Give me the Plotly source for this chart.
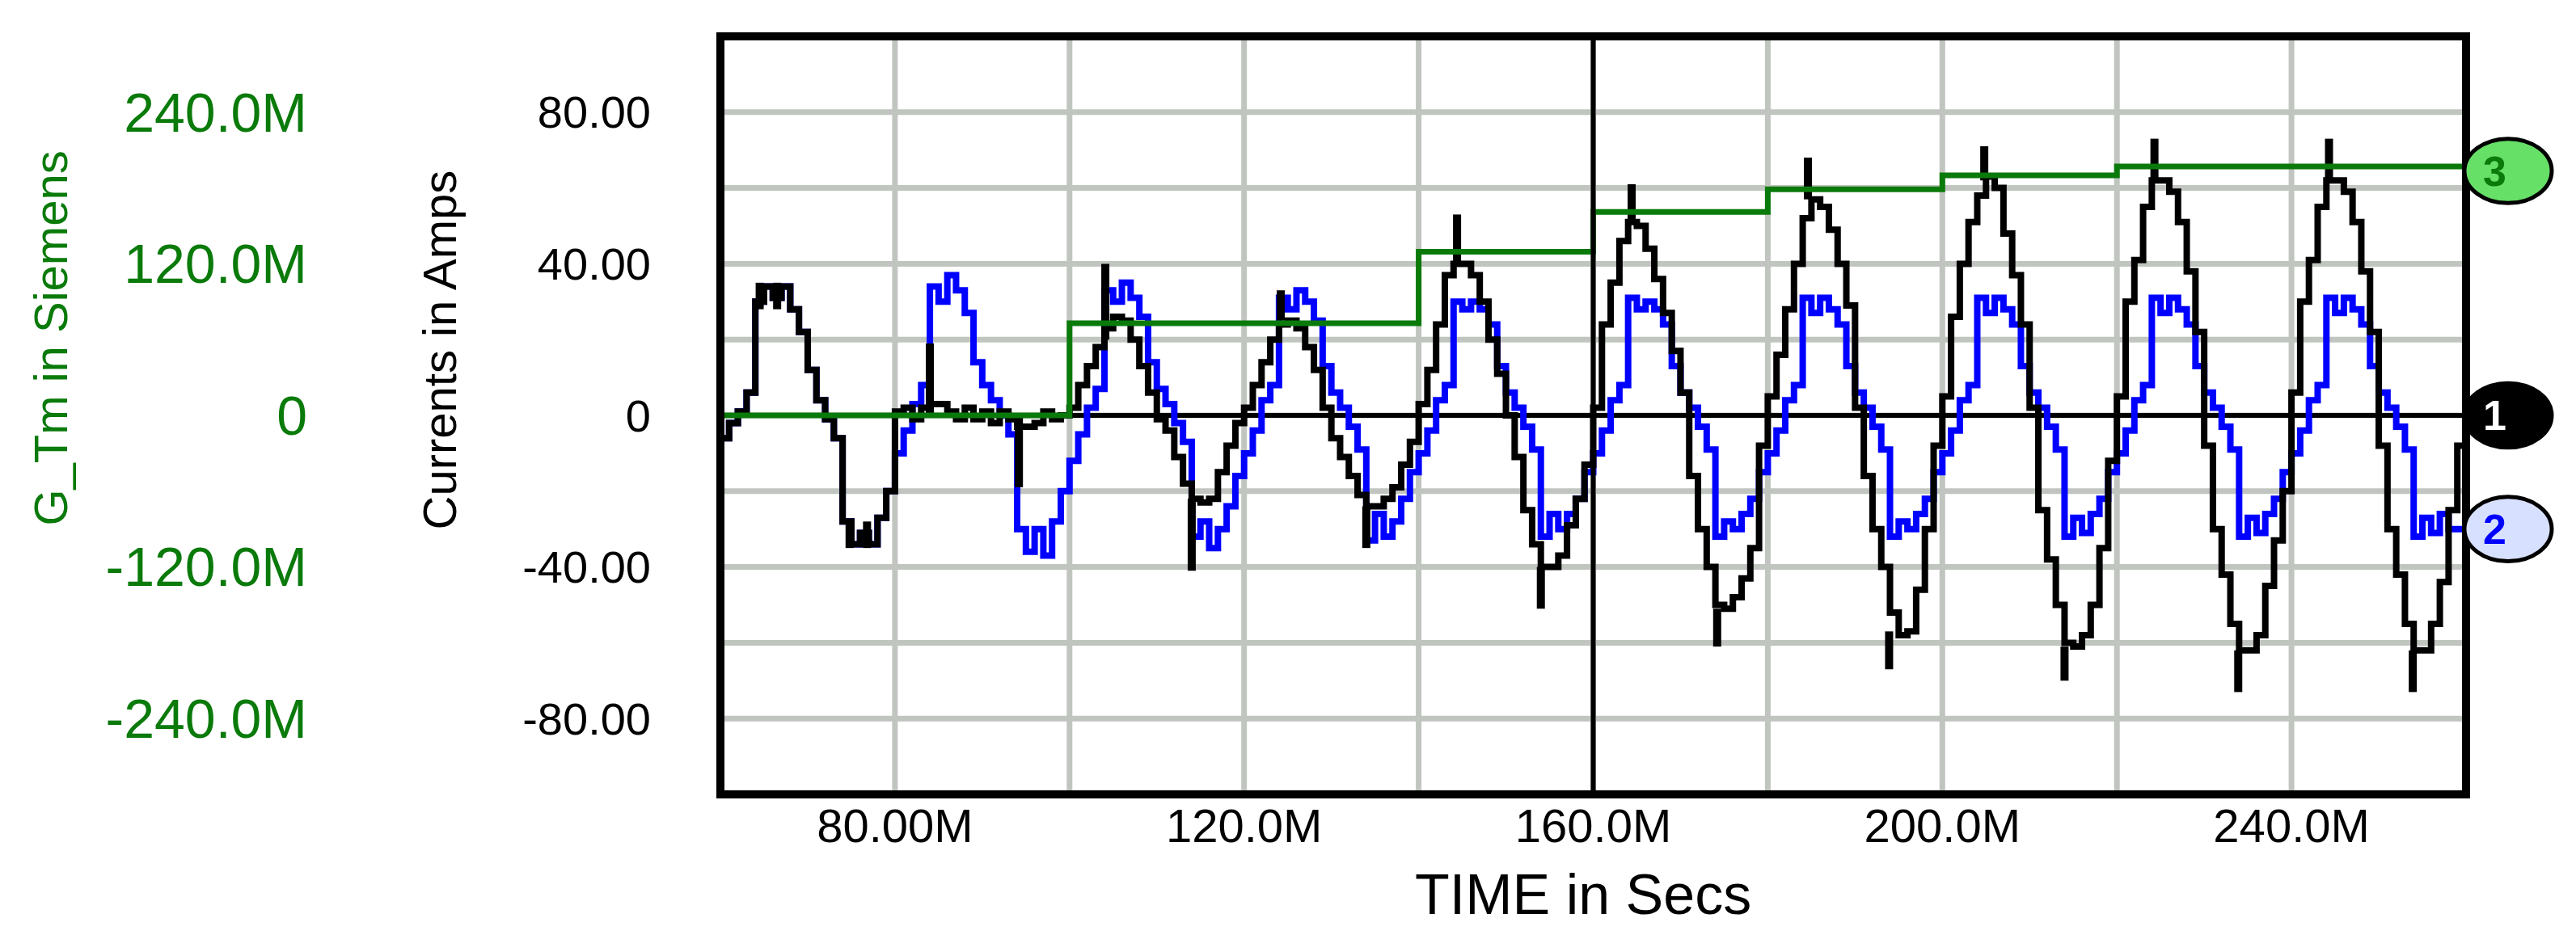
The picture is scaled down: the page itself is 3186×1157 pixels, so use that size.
import plotly.graph_objects as go

# ---- data (time in M-seconds, currents in A, conductance in M Siemens) ----
t_black = list(range(60, 261))
black = [
    -6, -2, 1, 6, 30, 34, 31, 34, 28, 22, 12, 4, -1, -6, -28, -34, -31, -34, -27, -20,          # 60-79
    1, 2, -1, 2, 3, 3, 1, -1, 2, -1, 1, -2, 1, -1, -3, -3, -2, 1, -1, 0,                        # 80-99
    2, 8, 13, 18, 23, 26, 25, 20, 13, 6, -1, -4, -11, -18, -22, -23, -22, -15, -8, -2,          # 100-119
    2, 8, 14, 20, 24, 25, 23, 18, 12, 2, -6, -11, -16, -21, -24, -24, -22, -19, -13, -7,        # 120-139
    3, 12, 24, 37, 40, 40, 37, 30, 20, 11, 0, -11, -25, -34, -40, -40, -37, -29, -22, -13,      # 140-159
    2, 24, 35, 46, 51, 50, 44, 36, 27, 17, 6, -16, -30, -40, -50, -51, -48, -43, -35, -8,       # 160-179
    5, 16, 28, 40, 52, 57, 55, 49, 40, 29, 2, -16, -30, -40, -52, -58, -57, -46, -30, -8,       # 180-199
    5, 26, 40, 51, 58, 63, 60, 48, 37, 24, 2, -25, -38, -50, -60, -61, -58, -50, -35, -12,      # 200-219
    5, 30, 41, 55, 62, 62, 59, 51, 38, 22, -8, -30, -42, -55, -62, -62, -58, -45, -33, -20,     # 220-239
    6, 30, 41, 55, 62, 62, 59, 51, 38, 22, -8, -30, -42, -55, -62, -62, -55, -44, -25, -8,      # 240-259
    -5,                                                                                          # 260
]
spike_t = [64.5, 66.5, 74.8, 76.8, 84.0, 94.2, 104.1, 114.0, 124.2, 134.0, 144.4, 154.0,
           164.4, 174.2, 184.6, 193.9, 204.8, 214.0, 224.3, 233.9, 244.3, 253.9]
spike_lo = [28, 28, -28, -28, 0, -19, 20, -22, 25, -24, 40, -40,
            51, -51, 57, -57, 62, -61, 62, -62, 62, -62]
spike_hi = [35, 35, -35, -35, 19, 0, 40, -41, 33, -35, 53, -51,
            61, -61, 68, -67, 71, -70, 73, -73, 73, -73]

t_blue = list(range(60, 261))
blue = [
    -6, -2, 1, 6, 30, 34, 31, 34, 28, 22, 12, 4, -1, -6, -28, -34, -31, -34, -27, -20,          # 60-79
    -10, -4, 3, 8, 34, 30, 37, 33, 27, 14, 8, 4, 0, -5, -30, -36, -30, -37, -28, -20,            # 80-99
    -12, -5, 2, 7, 33, 30, 35, 31, 26, 14, 7, 3, -2, -7, -32, -28, -35, -30, -24, -16,           # 100-119
    -10, -4, 4, 8, 31, 28, 33, 30, 25, 13, 6, 2, -3, -9, -33, -26, -32, -28, -22, -15,           # 120-139
    -10, -4, 4, 8, 30, 28, 30, 28, 24, 13, 6, 2, -3, -9, -32, -26, -30, -26, -22, -15,           # 140-159
    -10, -4, 4, 8, 31, 28, 30, 28, 24, 13, 6, 2, -3, -9, -32, -28, -30, -26, -22, -15,           # 160-179
    -10, -4, 4, 8, 31, 27, 31, 28, 24, 13, 6, 2, -3, -9, -32, -28, -30, -26, -22, -15,           # 180-199
    -10, -4, 4, 8, 31, 27, 31, 28, 24, 13, 6, 2, -3, -9, -32, -27, -31, -26, -22, -15,           # 200-219
    -10, -4, 4, 8, 31, 27, 31, 28, 24, 13, 6, 2, -3, -9, -32, -27, -31, -26, -22, -15,           # 220-239
    -10, -4, 4, 8, 31, 27, 31, 28, 24, 13, 6, 2, -3, -9, -32, -27, -31, -26, -30, -30,           # 240-259
    -30,                                                                                          # 260
]

t_green = [60, 100, 140, 160, 180, 200, 220, 260]
green = [0, 73, 129.5, 161, 179, 190, 197, 197]

x_ticks = [80, 120, 160, 200, 240]
x_tick_labels = ["80.00M", "120.0M", "160.0M", "200.0M", "240.0M"]
y_ticks = [-80, -40, 0, 40, 80]
y_tick_labels = ["-80.00", "-40.00", "0", "40.00", "80.00"]
y2_ticks = [-240, -120, 0, 120, 240]
y2_tick_labels = ["-240.0M", "-120.0M", "0", "120.0M", "240.0M"]
cursor_t = 160
label_names = ["3", "1", "2"]
label_y = [64.5, 0, -30]

# ---- figure ----
W, H = 3186, 1157
ML, MR, MT, MB = 20, 144, 37, 182
plot_w = W - ML - MR
dom0 = (883 - ML) / plot_w
FONT = "Liberation Sans, Arial, sans-serif"
NARROW = "Liberation Sans Narrow, Liberation Sans, Arial, sans-serif"
GRID = "#c0c5bf"

fig = go.Figure()
fig.add_trace(go.Scatter(x=t_green, y=green, yaxis="y2", mode="lines",
                         line=dict(color="#0a7a0a", width=7, shape="hv"), showlegend=False))
fig.add_trace(go.Scatter(x=t_blue, y=blue, mode="lines",
                         line=dict(color="#0000ff", width=8, shape="hv"), showlegend=False))
fig.add_trace(go.Scatter(x=t_black, y=black, mode="lines",
                         line=dict(color="black", width=8, shape="hv"), showlegend=False))
sx, sy = [], []
for t, lo, hi in zip(spike_t, spike_lo, spike_hi):
    sx += [t, t, None]
    sy += [lo, hi, None]
fig.add_trace(go.Scatter(x=sx, y=sy, mode="lines", line=dict(color="black", width=10),
                         showlegend=False))

fig.update_layout(
    width=W, height=H, margin=dict(l=ML, r=MR, t=MT, b=MB),
    paper_bgcolor="white", plot_bgcolor="white",
    xaxis=dict(domain=[dom0, 1], range=[60, 260], tickvals=x_ticks, ticktext=x_tick_labels,
               showgrid=False,
               tickfont=dict(family=NARROW, size=58, color="black"), ticks="",
               ticklabelstandoff=0, zeroline=False, showline=False),
    yaxis=dict(range=[-100, 100], tickvals=y_ticks, ticktext=y_tick_labels,
               tickfont=dict(family=FONT, size=56, color="black"), ticks="",
               ticklabelstandoff=85, showgrid=False, zeroline=False, showline=False),
    yaxis2=dict(range=[-300, 300], overlaying="y", anchor="free", side="left",
                position=(372 - ML) / plot_w, tickvals=y2_ticks, ticktext=y2_tick_labels,
                tickfont=dict(family=FONT, size=68, color="#0a7a0a"), ticks="",
                showgrid=False, zeroline=False, showline=False),
)
# grid every 20 A and every 20 M
for g in range(-80, 100, 20):
    fig.add_shape(type="line", xref="x domain", yref="y", x0=0, x1=1, y0=g, y1=g,
                  line=dict(color=GRID, width=7), layer="below")
for g in range(80, 260, 20):
    fig.add_shape(type="line", xref="x", yref="y domain", x0=g, x1=g, y0=0, y1=1,
                  line=dict(color=GRID, width=7), layer="below")
fig.add_shape(type="line", xref="x domain", yref="y", x0=0, x1=1, y0=0, y1=0,
              line=dict(color="black", width=6), layer="below")
fig.add_shape(type="line", xref="x", yref="y domain", x0=cursor_t, x1=cursor_t, y0=0, y1=1,
              line=dict(color="black", width=6))
fig.add_shape(type="rect", xref="x domain", yref="y domain", x0=0, x1=1, y0=0, y1=1,
              line=dict(color="black", width=10))

# end-of-trace labels
xc = 1 + (3096 - 3044) / plot_w
hw = 54 / plot_w
hh = 17.0
fills = ["#66e066", "black", "#d8e0ff"]
tcols = ["#0a7a0a", "white", "#0000ff"]
for name, yv, fc, tc in zip(label_names, label_y, fills, tcols):
    fig.add_shape(type="circle", xref="paper", yref="y", x0=xc - hw, x1=xc + hw,
                  y0=yv - hh / 2, y1=yv + hh / 2,
                  fillcolor=fc, line=dict(color="black", width=5))
    fig.add_annotation(text="<b>%s</b>" % name, xref="paper", yref="y", x=xc, y=yv,
                       showarrow=False, font=dict(family=FONT, size=52, color=tc))

fig.add_annotation(text="TIME in Secs", xref="paper", yref="paper",
                   x=(1950 - ML) / plot_w, y=-(1140 - (H - MB)) / (H - MT - MB),
                   showarrow=False, font=dict(family=NARROW, size=70, color="black"))
fig.add_annotation(text="Currents in Amps", xref="paper", yref="paper", textangle=-90,
                   x=(500 - ML) / plot_w, y=1 - (425 - MT) / (H - MT - MB),
                   showarrow=False, font=dict(family=FONT, size=58, color="black"))
fig.add_annotation(text="G_Tm in Siemens", xref="paper", yref="paper", textangle=-90,
                   x=(20 - ML) / plot_w + 0.0, y=1 - (411 - MT) / (H - MT - MB),
                   xanchor="left",
                   showarrow=False, font=dict(family=FONT, size=58, color="#0a7a0a"))

fig.write_html("out.html")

» WRITTEN TASK
Using the data above, transcribe the lines that run from the line with "The picture is" to the line with "import plotly.graph_objects as go", both ends kept, and output nothing else.

» OUTPUT FOR THIS EXERCISE
The picture is scaled down: the page itself is 3186×1157 pixels, so use that size.
import plotly.graph_objects as go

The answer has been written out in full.